Im Rahmen des Europäischen Bürgerrechtspreises der Sinti und Roma vergibt die Manfred Lautenschläger Stiftung zusammen mit den Jurymitgliedern einen Sonderpreis. Mit dieser Auszeichnung, die mit einer Summe von 5000 Euro dotiert ist, werden Angehörige der Minderheit für ihr Engagement und ihren Mut bei den Bemühungen für eine gesellschaftliche Gleichstellung von Sinti und Roma geehrt.
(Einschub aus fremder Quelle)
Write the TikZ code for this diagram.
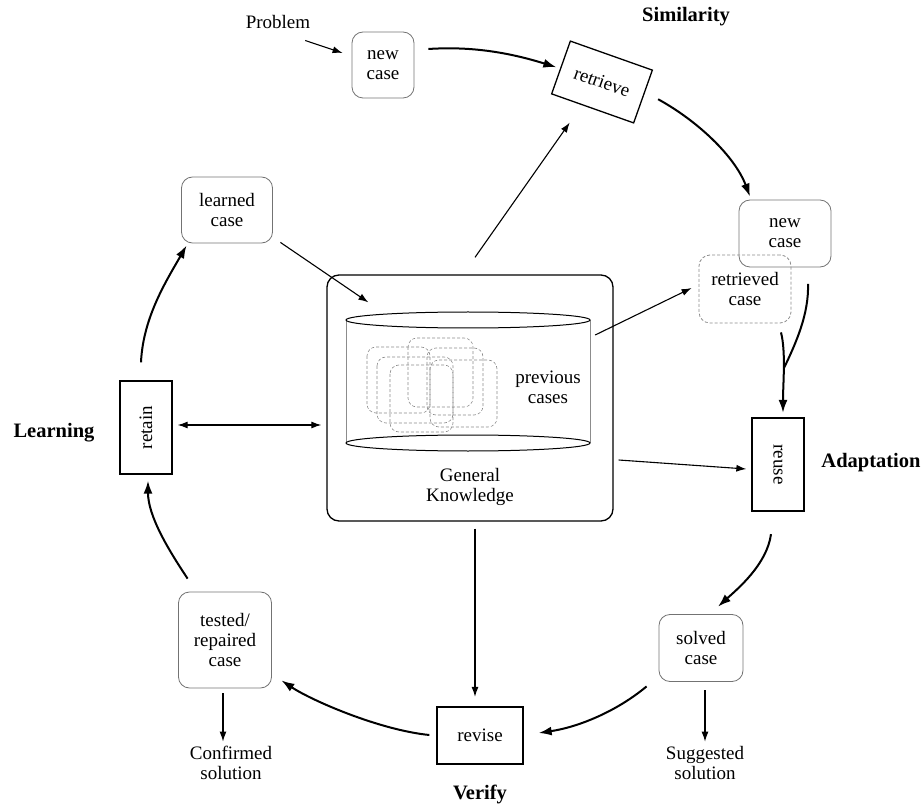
\documentclass[tikz,border=0pt]{standalone}
\usepackage{fontspec}
\usepackage{graphicx}
\setmainfont{Liberation Serif}
\usetikzlibrary{arrows.meta}
\begin{document}
\begin{tikzpicture}[x=1pt,y=-1pt,
  txt/.style={font=\fontsize{19}{20}\selectfont, align=center, inner sep=0pt},
  hdr/.style={font=\fontsize{20.5}{22}\selectfont\bfseries, inner sep=0pt},
  casebox/.style={txt, draw=black!55, line width=0.8pt, rounded corners=11pt},
  dcasebox/.style={casebox, draw=black!45, dash pattern=on 3pt off 2pt},
  stepbox/.style={txt, draw=black, line width=1.3pt},
  flow/.style={line width=1.1pt, -{Latex[length=10pt,width=7pt]}},
  loopflow/.style={line width=2pt, -{Latex[length=13pt,width=9pt]}},
  memo/.style={draw=black!45, line width=0.6pt, dash pattern=on 3pt off 2pt, rounded corners=9pt}
]
\useasboundingbox (0,0) rectangle (924,810);

% --- nodes of the cycle ---
\node[txt] (problem) at (278,22) {Problem};
\node[casebox, minimum width=62pt, minimum height=66pt] (nc1) at (383,65) {new\\case};
\node[stepbox, rotate=-19.5, minimum width=87pt, minimum height=56pt] (retrieve) at (602,82) {retrieve};
\node[hdr] (similarity) at (686,17) {Similarity};

\node[casebox, minimum width=91pt, minimum height=66pt] (learned) at (227,210) {learned\\case};
\node[stepbox, minimum width=52pt, minimum height=93pt] (retain) at (146,427.5) {\rotatebox{90}{retain}};
\node[hdr] (learning) at (54,433) {Learning};

% knowledge base
\node[draw, line width=1.3pt, rounded corners=12pt, minimum width=286pt, minimum height=246pt] (gk) at (470,398) {};
\node[minimum width=244pt, minimum height=123pt, inner sep=0pt] (db) at (468,381.5) {};
\draw[black!45, line width=0.6pt] (346,320) -- (346,443) (590,320) -- (590,443);
\draw[line width=1pt] (468,320) ellipse [x radius=122, y radius=8];
\draw[line width=1pt] (468,443) ellipse [x radius=122, y radius=8];
% stored cases
\draw[memo] (367,347) rectangle (430,413);
\draw[memo] (377,357) rectangle (453,423);
\draw[memo] (390,365) rectangle (453,432);
\draw[memo] (408,338) rectangle (473,407);
\draw[memo] (427,348) rectangle (483,415);
\draw[memo] (430,360) rectangle (497,427);
\node[txt] (prev) at (548,387) {previous\\cases};
\node[txt] (genk) at (470,487) {General\\Knowledge};

\node[casebox, minimum width=92pt, minimum height=67pt] (nc2) at (785,233.5) {new\\case};
\node[dcasebox, minimum width=92pt, minimum height=68pt] (rc) at (745,289) {retrieved\\case};

\node[stepbox, minimum width=52pt, minimum height=93pt] (reuse) at (778,464.5) {\rotatebox{-90}{reuse}};
\node[hdr] (adaptation) at (871,463) {Adaptation};

\node[casebox, minimum width=84pt, minimum height=67pt] (solved) at (701,648) {solved\\case};
\node[txt] (suggested) at (705,763) {Suggested\\solution};

\node[stepbox, minimum width=86pt, minimum height=57pt] (revise) at (480,735.5) {revise};
\node[hdr] (verify) at (480,794) {Verify};

\node[casebox, minimum width=93pt, minimum height=96pt] (tested) at (225,640) {tested/\\repaired\\case};
\node[txt] (confirmed) at (231,763) {Confirmed\\solution};

% --- connectors ---
\draw[flow] ([shift={(-5.2,11.6)}]problem.south east) -- ([shift={(-9,-12)}]nc1.west);
\draw[loopflow] ([shift={(14,-16)}]nc1.east) .. controls +(45,-3) and +(-45,-14) .. ([xshift=-4pt]retrieve.west);
\draw[loopflow] ([shift={(14.5,2.5)}]retrieve.east) .. controls +(40,22) and +(-15,-40) .. ([shift={(-35,-3)}]nc2.north);
\draw[flow] ([shift={(5,-17)}]gk.north) -- ([shift={(-22.7,13.6)}]retrieve.south);
\draw[flow] ([shift={(7.5,-1)}]learned.south east) -- ([shift={(42,28)}]gk.north west);
\draw[flow] ([shift={(5,-46.5)}]db.east) -- ([shift={(-7,-1)}]rc.west);
\draw[line width=1.1pt, {Latex[length=10pt,width=7pt]}-{Latex[length=10pt,width=7pt]}] ([shift={(5,-2.5)}]retain.east) -- ([shift={(-5,27)}]gk.west);
\draw[flow] ([shift={(5,62)}]gk.east) -- ([shift={(-5,4.5)}]reuse.west);
\draw[flow] ([shift={(5,7)}]gk.south) -- ([shift={(-5,-9.5)}]revise.north);

\coordinate (merge) at (784,368);
\draw[line width=2pt] ([shift={(23,16.5)}]nc2.south) .. controls +(1,30) and +(12,-25) .. (merge);
\draw[loopflow] ([shift={(36,9)}]rc.south) .. controls +(5,20) and +(0,-30) .. ([shift={(5,-4.5)}]reuse.north);

\draw[loopflow] ([shift={(-7,22.5)}]reuse.south) .. controls +(-4,30) and +(20,-18) .. ([shift={(17,-7.5)}]solved.north);
\draw[flow] ([shift={(4,8.5)}]solved.south) -- ([shift={(0,-4.5)}]suggested.north);
\draw[loopflow] ([shift={(-12,4.5)}]solved.south west) .. controls +(-30,25) and +(40,-6) .. ([shift={(15,-2.5)}]revise.east);
\draw[loopflow] ([shift={(-7,-0.5)}]revise.west) .. controls +(-50,-5) and +(30,20) .. ([shift={(9.5,-8)}]tested.south east);
\draw[flow] ([shift={(-2,5)}]tested.south) -- ([shift={(-8,-4.5)}]confirmed.north);
\draw[loopflow] ([shift={(9.5,-13)}]tested.north west) .. controls +(-20,-30) and +(0,35) .. ([shift={(2,6)}]retain.south);
\draw[loopflow] ([shift={(-5,-18)}]retain.north) .. controls +(2,-45) and +(-20,35) .. ([shift={(5.5,2)}]learned.south west);
\end{tikzpicture}
\end{document}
Amaro Drom ist ein interkultureller Jugendverband von Roma und Nicht-Roma mit dem Ziel, jungen Menschen durch Empowerment, Mobilisierung, Selbstorganisation und Partizipation Raum zu schaffen, um aktive Bürgerinnen und Bürger zu werden. Als junge Roma und nicht-Roma übernehmen die Mitglieder gemeinsam Verantwortung in der Gesellschaft für Achtung und gegenseitigen Respekt. Die Arbeit des Verbands trägt dazu bei, dass sich die Kinder und Jugendlichen zu kritikfähigen, verantwortungsbewussten, Verantwortung übernehmenden und bewusst handelnden Persönlichkeiten entwickeln können. Voraussetzung dafür ist eine Erziehungsarbeit, die den Menschen in seiner Würde und Freiheit in den Mittelpunkt stellt.
In Romanes heißt Amaro Drom „unser Weg“. Der Name wurde gewählt, weil die interkulturelle Jugendselbstorganisation junge Menschen zusammenbringt, um sich mit ihnen gemeinsam „auf den Weg“ zu machen. Denn nur in der direkten Begegnung und im Dialog kann es gelingen, gemeinsam Vorurteile abzubauen.Die Arbeit des Verbands soll insbesondere dazu beitragen, dass sich die Kinder und Jugendlichen zu kritikfähigen, verantwortungsbewussten, Verantwortung übernehmenden und bewusst handelnden Mitbürger(inne)n unserer Gesellschaft entwickeln können. Voraussetzung dafür ist eine Erziehungsarbeit, die den Menschen in seiner Würde und Freiheit in den Mittelpunkt stellt. Er will die Belange, Anliegen und Interessen von Kindern und Jugendlichen deutlich machen und vertreten.